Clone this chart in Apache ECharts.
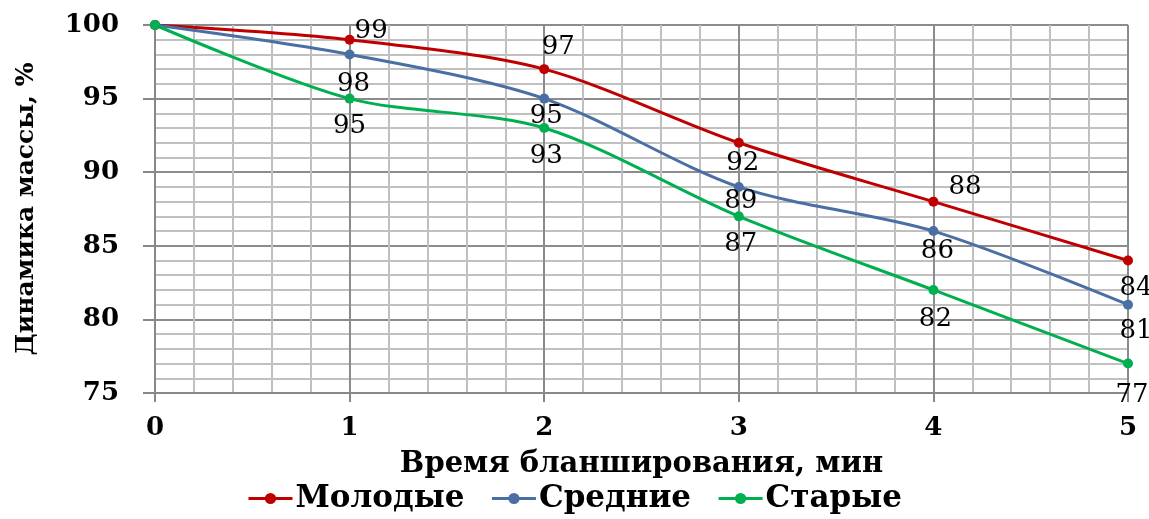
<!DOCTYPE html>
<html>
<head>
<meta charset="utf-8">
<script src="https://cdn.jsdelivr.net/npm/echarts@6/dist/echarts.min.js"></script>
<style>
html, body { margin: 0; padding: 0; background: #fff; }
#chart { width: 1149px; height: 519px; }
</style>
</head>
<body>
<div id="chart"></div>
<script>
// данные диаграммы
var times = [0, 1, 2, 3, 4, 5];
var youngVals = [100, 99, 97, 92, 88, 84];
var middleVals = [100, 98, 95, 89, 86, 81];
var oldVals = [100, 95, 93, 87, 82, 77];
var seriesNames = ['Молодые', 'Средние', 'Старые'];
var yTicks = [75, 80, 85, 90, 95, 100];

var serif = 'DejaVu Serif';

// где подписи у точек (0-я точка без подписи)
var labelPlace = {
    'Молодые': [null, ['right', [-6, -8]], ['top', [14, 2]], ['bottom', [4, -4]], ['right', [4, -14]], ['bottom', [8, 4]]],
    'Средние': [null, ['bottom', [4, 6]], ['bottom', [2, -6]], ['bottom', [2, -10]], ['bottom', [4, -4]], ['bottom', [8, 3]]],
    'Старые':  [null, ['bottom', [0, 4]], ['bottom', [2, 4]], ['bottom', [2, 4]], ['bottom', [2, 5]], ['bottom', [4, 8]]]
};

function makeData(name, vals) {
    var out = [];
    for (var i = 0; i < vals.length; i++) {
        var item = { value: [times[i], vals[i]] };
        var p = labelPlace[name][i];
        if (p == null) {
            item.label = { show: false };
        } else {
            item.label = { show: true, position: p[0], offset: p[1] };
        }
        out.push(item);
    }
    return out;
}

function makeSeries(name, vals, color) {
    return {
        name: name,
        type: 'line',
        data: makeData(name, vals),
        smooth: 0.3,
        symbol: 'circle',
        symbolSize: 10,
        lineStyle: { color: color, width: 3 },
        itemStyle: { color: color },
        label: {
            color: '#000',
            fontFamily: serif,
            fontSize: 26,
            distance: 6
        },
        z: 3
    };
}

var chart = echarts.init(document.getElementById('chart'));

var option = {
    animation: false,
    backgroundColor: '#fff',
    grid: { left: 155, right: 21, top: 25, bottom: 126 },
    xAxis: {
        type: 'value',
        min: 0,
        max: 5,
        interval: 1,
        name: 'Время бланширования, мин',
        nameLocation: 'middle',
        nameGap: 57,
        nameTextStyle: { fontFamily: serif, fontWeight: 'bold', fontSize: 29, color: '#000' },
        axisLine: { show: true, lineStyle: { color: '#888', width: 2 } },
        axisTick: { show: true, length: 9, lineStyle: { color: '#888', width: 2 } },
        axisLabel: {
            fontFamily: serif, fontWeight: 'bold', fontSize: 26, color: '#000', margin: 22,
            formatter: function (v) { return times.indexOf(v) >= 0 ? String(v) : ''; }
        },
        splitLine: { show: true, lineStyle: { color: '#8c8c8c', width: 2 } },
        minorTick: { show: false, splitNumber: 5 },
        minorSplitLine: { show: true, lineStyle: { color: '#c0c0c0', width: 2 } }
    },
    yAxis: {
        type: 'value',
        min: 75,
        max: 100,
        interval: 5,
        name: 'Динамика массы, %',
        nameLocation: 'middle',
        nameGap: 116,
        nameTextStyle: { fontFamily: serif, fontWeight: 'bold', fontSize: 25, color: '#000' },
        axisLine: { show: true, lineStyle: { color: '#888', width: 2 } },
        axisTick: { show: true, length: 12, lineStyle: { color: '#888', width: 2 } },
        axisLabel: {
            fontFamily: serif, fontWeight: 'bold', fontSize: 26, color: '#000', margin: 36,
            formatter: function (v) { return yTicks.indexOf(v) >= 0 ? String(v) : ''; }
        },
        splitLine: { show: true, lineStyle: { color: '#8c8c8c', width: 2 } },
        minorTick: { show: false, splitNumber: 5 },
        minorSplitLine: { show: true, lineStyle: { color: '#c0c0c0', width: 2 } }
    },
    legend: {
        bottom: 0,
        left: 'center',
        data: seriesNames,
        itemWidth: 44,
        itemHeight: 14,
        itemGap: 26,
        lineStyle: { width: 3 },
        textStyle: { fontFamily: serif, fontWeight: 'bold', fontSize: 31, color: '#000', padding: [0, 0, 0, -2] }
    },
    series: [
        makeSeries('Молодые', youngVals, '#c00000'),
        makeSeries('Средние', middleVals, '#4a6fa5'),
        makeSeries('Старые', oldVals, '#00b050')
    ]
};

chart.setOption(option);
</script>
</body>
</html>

------------------------

Quote the material in full and exactly; do not carry over its pictures.

Clone this chart in Apache ECharts.
<!DOCTYPE html>
<html>
<head>
<meta charset="utf-8">
<script src="https://cdn.jsdelivr.net/npm/echarts@6/dist/echarts.min.js"></script>
<style>
html, body { margin: 0; padding: 0; background: #fff; }
#chart { width: 1149px; height: 519px; }
</style>
</head>
<body>
<div id="chart"></div>
<script>
// данные диаграммы
var times = [0, 1, 2, 3, 4, 5];
var youngVals = [100, 99, 97, 92, 88, 84];
var middleVals = [100, 98, 95, 89, 86, 81];
var oldVals = [100, 95, 93, 87, 82, 77];
var seriesNames = ['Молодые', 'Средние', 'Старые'];
var yTicks = [75, 80, 85, 90, 95, 100];

var serif = 'DejaVu Serif';

// где подписи у точек (0-я точка без подписи)
var labelPlace = {
    'Молодые': [null, ['right', [-6, -8]], ['top', [14, 2]], ['bottom', [4, -4]], ['right', [4, -14]], ['bottom', [8, 4]]],
    'Средние': [null, ['bottom', [4, 6]], ['bottom', [2, -6]], ['bottom', [2, -10]], ['bottom', [4, -4]], ['bottom', [8, 3]]],
    'Старые':  [null, ['bottom', [0, 4]], ['bottom', [2, 4]], ['bottom', [2, 4]], ['bottom', [2, 5]], ['bottom', [4, 8]]]
};

function makeData(name, vals) {
    var out = [];
    for (var i = 0; i < vals.length; i++) {
        var item = { value: [times[i], vals[i]] };
        var p = labelPlace[name][i];
        if (p == null) {
            item.label = { show: false };
        } else {
            item.label = { show: true, position: p[0], offset: p[1] };
        }
        out.push(item);
    }
    return out;
}

function makeSeries(name, vals, color) {
    return {
        name: name,
        type: 'line',
        data: makeData(name, vals),
        smooth: 0.3,
        symbol: 'circle',
        symbolSize: 10,
        lineStyle: { color: color, width: 3 },
        itemStyle: { color: color },
        label: {
            color: '#000',
            fontFamily: serif,
            fontSize: 26,
            distance: 6
        },
        z: 3
    };
}

var chart = echarts.init(document.getElementById('chart'));

var option = {
    animation: false,
    backgroundColor: '#fff',
    grid: { left: 155, right: 21, top: 25, bottom: 126 },
    xAxis: {
        type: 'value',
        min: 0,
        max: 5,
        interval: 1,
        name: 'Время бланширования, мин',
        nameLocation: 'middle',
        nameGap: 57,
        nameTextStyle: { fontFamily: serif, fontWeight: 'bold', fontSize: 29, color: '#000' },
        axisLine: { show: true, lineStyle: { color: '#888', width: 2 } },
        axisTick: { show: true, length: 9, lineStyle: { color: '#888', width: 2 } },
        axisLabel: {
            fontFamily: serif, fontWeight: 'bold', fontSize: 26, color: '#000', margin: 22,
            formatter: function (v) { return times.indexOf(v) >= 0 ? String(v) : ''; }
        },
        splitLine: { show: true, lineStyle: { color: '#8c8c8c', width: 2 } },
        minorTick: { show: false, splitNumber: 5 },
        minorSplitLine: { show: true, lineStyle: { color: '#c0c0c0', width: 2 } }
    },
    yAxis: {
        type: 'value',
        min: 75,
        max: 100,
        interval: 5,
        name: 'Динамика массы, %',
        nameLocation: 'middle',
        nameGap: 116,
        nameTextStyle: { fontFamily: serif, fontWeight: 'bold', fontSize: 25, color: '#000' },
        axisLine: { show: true, lineStyle: { color: '#888', width: 2 } },
        axisTick: { show: true, length: 12, lineStyle: { color: '#888', width: 2 } },
        axisLabel: {
            fontFamily: serif, fontWeight: 'bold', fontSize: 26, color: '#000', margin: 36,
            formatter: function (v) { return yTicks.indexOf(v) >= 0 ? String(v) : ''; }
        },
        splitLine: { show: true, lineStyle: { color: '#8c8c8c', width: 2 } },
        minorTick: { show: false, splitNumber: 5 },
        minorSplitLine: { show: true, lineStyle: { color: '#c0c0c0', width: 2 } }
    },
    legend: {
        bottom: 0,
        left: 'center',
        data: seriesNames,
        itemWidth: 44,
        itemHeight: 14,
        itemGap: 26,
        lineStyle: { width: 3 },
        textStyle: { fontFamily: serif, fontWeight: 'bold', fontSize: 31, color: '#000', padding: [0, 0, 0, -2] }
    },
    series: [
        makeSeries('Молодые', youngVals, '#c00000'),
        makeSeries('Средние', middleVals, '#4a6fa5'),
        makeSeries('Старые', oldVals, '#00b050')
    ]
};

chart.setOption(option);
</script>
</body>
</html>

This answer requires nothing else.